____ SUPPLIED MATERIAL
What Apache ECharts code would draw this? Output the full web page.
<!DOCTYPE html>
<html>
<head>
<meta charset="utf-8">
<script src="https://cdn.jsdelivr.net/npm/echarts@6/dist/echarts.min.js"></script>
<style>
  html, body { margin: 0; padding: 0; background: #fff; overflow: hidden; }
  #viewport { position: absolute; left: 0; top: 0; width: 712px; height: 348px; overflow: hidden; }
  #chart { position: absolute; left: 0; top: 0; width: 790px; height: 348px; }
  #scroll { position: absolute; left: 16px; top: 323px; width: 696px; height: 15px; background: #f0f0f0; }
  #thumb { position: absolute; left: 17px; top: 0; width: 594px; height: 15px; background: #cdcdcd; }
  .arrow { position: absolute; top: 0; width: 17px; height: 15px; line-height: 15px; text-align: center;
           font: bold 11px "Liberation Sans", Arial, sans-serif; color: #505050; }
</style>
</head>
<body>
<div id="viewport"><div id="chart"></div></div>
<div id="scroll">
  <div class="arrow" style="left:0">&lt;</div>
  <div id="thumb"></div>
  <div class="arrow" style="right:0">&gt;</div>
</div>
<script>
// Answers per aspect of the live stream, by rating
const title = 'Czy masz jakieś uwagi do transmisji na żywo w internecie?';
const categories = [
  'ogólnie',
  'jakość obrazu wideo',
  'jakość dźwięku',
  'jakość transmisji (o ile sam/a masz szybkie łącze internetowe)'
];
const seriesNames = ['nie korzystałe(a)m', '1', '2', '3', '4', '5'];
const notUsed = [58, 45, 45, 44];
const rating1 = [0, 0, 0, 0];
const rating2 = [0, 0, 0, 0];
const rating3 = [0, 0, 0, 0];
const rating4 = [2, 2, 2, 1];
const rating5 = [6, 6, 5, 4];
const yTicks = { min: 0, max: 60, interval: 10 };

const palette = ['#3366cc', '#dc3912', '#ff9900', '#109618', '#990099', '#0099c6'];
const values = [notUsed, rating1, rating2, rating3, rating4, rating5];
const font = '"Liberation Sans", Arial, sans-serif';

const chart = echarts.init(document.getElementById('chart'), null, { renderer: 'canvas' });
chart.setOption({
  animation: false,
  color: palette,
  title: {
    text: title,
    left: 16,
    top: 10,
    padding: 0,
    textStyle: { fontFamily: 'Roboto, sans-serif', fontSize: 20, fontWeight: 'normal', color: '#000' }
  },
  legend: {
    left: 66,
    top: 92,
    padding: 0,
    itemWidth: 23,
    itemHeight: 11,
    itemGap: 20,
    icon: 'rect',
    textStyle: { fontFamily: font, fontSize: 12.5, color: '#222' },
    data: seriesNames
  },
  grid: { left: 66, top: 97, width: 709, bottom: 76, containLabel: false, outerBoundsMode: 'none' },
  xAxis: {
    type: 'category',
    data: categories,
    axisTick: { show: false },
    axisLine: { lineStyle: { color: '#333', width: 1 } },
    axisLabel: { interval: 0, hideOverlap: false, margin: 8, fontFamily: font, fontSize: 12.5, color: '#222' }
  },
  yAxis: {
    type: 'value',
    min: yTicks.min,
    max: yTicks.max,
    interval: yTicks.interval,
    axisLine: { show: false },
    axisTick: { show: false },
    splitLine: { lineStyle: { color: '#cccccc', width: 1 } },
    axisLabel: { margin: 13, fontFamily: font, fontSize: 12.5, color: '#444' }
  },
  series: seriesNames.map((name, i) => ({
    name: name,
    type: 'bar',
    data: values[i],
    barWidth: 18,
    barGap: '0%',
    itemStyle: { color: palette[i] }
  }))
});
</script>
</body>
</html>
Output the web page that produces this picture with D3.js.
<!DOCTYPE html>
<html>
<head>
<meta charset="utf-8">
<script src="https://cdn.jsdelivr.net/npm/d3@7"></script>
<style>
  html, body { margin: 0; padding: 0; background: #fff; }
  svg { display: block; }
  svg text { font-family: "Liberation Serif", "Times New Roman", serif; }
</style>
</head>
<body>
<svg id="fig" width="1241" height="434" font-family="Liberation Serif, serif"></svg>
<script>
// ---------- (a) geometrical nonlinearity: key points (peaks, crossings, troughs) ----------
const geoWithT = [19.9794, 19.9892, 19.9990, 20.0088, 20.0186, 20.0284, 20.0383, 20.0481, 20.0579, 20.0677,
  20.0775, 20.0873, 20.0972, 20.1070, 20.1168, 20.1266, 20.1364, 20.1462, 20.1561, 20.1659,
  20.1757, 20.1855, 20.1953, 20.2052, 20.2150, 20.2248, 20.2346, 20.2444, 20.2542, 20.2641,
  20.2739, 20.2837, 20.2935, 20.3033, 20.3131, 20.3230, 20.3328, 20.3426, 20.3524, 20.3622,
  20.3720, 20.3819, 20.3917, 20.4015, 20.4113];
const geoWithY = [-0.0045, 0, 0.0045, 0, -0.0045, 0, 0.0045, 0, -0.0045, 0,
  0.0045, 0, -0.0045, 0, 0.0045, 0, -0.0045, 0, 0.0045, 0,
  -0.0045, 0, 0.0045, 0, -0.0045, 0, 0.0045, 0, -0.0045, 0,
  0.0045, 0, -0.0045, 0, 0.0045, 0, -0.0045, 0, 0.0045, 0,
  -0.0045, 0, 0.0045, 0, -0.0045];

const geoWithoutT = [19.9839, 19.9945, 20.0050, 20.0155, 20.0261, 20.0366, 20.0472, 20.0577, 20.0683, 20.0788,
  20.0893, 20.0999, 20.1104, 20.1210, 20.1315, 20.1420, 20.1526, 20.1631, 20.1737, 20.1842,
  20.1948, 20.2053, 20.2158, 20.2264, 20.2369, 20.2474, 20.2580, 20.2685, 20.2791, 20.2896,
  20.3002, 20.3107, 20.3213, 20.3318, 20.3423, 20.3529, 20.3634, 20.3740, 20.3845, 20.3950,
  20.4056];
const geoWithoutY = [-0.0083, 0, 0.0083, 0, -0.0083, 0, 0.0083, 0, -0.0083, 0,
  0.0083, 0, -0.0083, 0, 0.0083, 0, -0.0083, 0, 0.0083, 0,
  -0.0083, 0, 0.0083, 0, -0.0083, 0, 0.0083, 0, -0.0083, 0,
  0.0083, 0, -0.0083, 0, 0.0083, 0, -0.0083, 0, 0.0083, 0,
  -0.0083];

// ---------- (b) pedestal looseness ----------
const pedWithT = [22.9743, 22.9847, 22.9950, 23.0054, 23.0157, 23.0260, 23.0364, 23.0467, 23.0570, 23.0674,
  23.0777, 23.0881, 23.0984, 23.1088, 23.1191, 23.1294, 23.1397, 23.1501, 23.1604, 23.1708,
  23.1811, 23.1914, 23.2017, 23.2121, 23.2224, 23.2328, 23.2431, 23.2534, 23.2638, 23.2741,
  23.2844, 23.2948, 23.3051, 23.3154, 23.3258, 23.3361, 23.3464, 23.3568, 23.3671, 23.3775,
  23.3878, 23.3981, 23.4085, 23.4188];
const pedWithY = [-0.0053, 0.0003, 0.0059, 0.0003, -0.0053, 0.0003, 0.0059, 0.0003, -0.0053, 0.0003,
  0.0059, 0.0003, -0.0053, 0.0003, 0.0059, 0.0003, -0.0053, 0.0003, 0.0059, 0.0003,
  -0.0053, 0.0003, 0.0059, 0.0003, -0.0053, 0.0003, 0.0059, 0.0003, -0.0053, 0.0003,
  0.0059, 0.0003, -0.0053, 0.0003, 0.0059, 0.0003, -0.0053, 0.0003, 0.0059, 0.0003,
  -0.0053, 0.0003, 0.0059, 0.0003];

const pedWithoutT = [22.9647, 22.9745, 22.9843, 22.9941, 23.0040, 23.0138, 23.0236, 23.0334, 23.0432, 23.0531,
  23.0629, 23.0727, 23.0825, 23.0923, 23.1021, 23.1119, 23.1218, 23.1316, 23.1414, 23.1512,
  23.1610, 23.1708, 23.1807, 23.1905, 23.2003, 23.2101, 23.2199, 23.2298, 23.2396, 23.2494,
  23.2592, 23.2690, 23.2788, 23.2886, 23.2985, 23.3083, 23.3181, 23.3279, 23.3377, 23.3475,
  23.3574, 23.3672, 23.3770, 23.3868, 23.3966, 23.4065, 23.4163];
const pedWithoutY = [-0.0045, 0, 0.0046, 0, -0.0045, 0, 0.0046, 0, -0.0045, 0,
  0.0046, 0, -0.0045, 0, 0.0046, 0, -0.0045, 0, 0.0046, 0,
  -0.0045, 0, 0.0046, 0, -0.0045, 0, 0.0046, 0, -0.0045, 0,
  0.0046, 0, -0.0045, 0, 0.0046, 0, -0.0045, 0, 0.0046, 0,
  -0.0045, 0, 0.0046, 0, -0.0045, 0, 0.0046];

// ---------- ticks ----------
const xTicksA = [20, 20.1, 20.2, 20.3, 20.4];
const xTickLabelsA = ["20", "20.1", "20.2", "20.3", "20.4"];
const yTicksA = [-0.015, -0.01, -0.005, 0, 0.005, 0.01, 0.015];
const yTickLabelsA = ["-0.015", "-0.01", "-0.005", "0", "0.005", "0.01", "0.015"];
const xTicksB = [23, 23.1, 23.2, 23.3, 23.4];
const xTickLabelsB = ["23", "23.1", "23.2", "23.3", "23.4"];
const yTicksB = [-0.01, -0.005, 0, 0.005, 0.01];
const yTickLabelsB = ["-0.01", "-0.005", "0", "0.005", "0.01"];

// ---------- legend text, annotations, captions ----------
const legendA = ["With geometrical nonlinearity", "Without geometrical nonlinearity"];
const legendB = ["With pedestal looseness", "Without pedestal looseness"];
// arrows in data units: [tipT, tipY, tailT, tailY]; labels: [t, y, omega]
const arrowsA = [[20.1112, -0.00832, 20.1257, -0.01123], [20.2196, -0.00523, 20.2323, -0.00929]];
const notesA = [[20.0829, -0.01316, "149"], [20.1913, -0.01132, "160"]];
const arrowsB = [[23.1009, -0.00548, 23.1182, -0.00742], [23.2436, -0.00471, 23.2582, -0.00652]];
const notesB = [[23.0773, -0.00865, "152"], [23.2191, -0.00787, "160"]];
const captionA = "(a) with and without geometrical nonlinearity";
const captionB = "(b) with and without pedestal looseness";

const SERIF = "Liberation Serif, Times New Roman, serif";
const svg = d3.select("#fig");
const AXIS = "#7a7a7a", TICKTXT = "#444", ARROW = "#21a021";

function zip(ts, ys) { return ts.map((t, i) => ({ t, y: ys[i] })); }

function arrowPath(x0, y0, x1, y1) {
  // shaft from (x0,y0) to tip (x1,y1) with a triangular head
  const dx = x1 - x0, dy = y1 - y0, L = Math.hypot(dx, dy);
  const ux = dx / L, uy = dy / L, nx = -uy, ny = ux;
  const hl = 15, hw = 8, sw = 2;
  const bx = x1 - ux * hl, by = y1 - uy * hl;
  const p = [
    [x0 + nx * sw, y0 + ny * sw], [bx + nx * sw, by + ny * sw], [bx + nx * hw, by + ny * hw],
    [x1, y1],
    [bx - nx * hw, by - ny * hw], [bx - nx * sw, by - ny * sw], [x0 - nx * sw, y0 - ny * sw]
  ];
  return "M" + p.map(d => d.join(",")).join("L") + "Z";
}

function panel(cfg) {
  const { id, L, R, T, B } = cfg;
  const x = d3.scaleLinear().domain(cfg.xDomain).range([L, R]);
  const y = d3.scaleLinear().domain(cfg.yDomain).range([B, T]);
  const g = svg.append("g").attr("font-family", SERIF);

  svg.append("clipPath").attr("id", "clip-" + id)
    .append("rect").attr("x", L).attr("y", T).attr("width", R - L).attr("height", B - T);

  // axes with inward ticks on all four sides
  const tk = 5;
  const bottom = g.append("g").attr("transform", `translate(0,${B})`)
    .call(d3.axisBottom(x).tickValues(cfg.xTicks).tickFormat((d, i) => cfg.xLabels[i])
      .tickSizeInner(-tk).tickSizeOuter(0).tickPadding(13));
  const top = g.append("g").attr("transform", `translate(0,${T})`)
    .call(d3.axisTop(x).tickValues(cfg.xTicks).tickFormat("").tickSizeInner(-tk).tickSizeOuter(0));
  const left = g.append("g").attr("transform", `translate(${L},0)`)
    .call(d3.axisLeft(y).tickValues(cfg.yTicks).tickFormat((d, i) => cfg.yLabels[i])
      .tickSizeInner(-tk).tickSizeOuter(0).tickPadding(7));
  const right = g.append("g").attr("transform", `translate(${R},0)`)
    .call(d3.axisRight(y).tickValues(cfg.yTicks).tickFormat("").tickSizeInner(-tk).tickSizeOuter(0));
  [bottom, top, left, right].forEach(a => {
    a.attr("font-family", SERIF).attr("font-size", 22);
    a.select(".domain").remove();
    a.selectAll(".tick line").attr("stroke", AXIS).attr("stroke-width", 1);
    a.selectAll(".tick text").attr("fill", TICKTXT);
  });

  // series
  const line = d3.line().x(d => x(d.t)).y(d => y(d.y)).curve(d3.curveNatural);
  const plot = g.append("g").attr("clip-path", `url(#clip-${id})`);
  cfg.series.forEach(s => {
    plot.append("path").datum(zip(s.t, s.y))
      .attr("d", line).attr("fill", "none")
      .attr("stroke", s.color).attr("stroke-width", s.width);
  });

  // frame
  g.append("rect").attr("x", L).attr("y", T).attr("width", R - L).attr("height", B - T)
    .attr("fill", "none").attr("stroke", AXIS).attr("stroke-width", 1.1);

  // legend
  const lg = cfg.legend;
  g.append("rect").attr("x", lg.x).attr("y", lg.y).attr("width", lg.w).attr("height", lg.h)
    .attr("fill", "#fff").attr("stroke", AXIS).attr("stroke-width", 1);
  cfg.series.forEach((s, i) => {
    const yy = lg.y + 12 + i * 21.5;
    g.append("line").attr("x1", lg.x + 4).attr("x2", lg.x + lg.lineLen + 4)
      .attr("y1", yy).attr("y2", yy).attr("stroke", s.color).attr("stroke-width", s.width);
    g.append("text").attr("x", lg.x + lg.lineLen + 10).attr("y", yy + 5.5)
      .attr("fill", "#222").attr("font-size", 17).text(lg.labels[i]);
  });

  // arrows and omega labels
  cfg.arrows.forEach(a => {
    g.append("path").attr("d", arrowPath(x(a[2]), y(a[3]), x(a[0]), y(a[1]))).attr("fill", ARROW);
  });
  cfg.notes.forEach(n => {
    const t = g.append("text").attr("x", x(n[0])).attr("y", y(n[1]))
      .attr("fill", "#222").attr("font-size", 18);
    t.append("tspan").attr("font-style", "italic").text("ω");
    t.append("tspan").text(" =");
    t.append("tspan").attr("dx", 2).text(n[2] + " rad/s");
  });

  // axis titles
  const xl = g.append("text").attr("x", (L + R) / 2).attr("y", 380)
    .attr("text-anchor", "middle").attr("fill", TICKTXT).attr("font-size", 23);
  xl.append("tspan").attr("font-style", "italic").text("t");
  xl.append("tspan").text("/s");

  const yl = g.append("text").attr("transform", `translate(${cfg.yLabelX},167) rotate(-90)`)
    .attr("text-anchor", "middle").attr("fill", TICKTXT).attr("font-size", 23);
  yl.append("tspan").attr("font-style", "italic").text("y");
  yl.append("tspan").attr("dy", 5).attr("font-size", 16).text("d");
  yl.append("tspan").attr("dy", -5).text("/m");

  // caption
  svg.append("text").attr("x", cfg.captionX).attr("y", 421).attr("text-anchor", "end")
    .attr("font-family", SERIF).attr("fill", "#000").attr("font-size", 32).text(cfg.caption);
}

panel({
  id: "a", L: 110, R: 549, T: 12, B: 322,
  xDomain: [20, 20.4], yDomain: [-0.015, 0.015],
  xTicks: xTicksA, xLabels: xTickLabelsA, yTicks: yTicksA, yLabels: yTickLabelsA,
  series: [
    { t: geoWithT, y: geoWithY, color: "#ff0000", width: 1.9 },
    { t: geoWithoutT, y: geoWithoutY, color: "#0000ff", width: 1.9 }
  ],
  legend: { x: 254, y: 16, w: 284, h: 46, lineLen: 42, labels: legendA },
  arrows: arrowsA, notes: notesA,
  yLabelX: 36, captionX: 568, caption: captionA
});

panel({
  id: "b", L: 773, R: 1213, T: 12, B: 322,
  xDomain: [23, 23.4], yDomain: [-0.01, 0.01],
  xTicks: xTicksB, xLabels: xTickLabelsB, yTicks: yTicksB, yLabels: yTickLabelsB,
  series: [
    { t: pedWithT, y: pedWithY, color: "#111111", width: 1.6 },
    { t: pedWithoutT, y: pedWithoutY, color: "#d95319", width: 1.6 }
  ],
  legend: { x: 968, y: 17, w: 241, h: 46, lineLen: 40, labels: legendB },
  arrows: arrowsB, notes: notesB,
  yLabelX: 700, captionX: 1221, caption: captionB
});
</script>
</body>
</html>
________
■ TASK BRIEF:
Above is a listing; print exactly its lines from the one with "Output the web" through the one with "-0.0045, 0, 0.0045, 0, -0.0045];", and no other lines.

■ RESPONSE TO THIS EXERCISE:
Output the web page that produces this picture with D3.js.
<!DOCTYPE html>
<html>
<head>
<meta charset="utf-8">
<script src="https://cdn.jsdelivr.net/npm/d3@7"></script>
<style>
  html, body { margin: 0; padding: 0; background: #fff; }
  svg { display: block; }
  svg text { font-family: "Liberation Serif", "Times New Roman", serif; }
</style>
</head>
<body>
<svg id="fig" width="1241" height="434" font-family="Liberation Serif, serif"></svg>
<script>
// ---------- (a) geometrical nonlinearity: key points (peaks, crossings, troughs) ----------
const geoWithT = [19.9794, 19.9892, 19.9990, 20.0088, 20.0186, 20.0284, 20.0383, 20.0481, 20.0579, 20.0677,
  20.0775, 20.0873, 20.0972, 20.1070, 20.1168, 20.1266, 20.1364, 20.1462, 20.1561, 20.1659,
  20.1757, 20.1855, 20.1953, 20.2052, 20.2150, 20.2248, 20.2346, 20.2444, 20.2542, 20.2641,
  20.2739, 20.2837, 20.2935, 20.3033, 20.3131, 20.3230, 20.3328, 20.3426, 20.3524, 20.3622,
  20.3720, 20.3819, 20.3917, 20.4015, 20.4113];
const geoWithY = [-0.0045, 0, 0.0045, 0, -0.0045, 0, 0.0045, 0, -0.0045, 0,
  0.0045, 0, -0.0045, 0, 0.0045, 0, -0.0045, 0, 0.0045, 0,
  -0.0045, 0, 0.0045, 0, -0.0045, 0, 0.0045, 0, -0.0045, 0,
  0.0045, 0, -0.0045, 0, 0.0045, 0, -0.0045, 0, 0.0045, 0,
  -0.0045, 0, 0.0045, 0, -0.0045];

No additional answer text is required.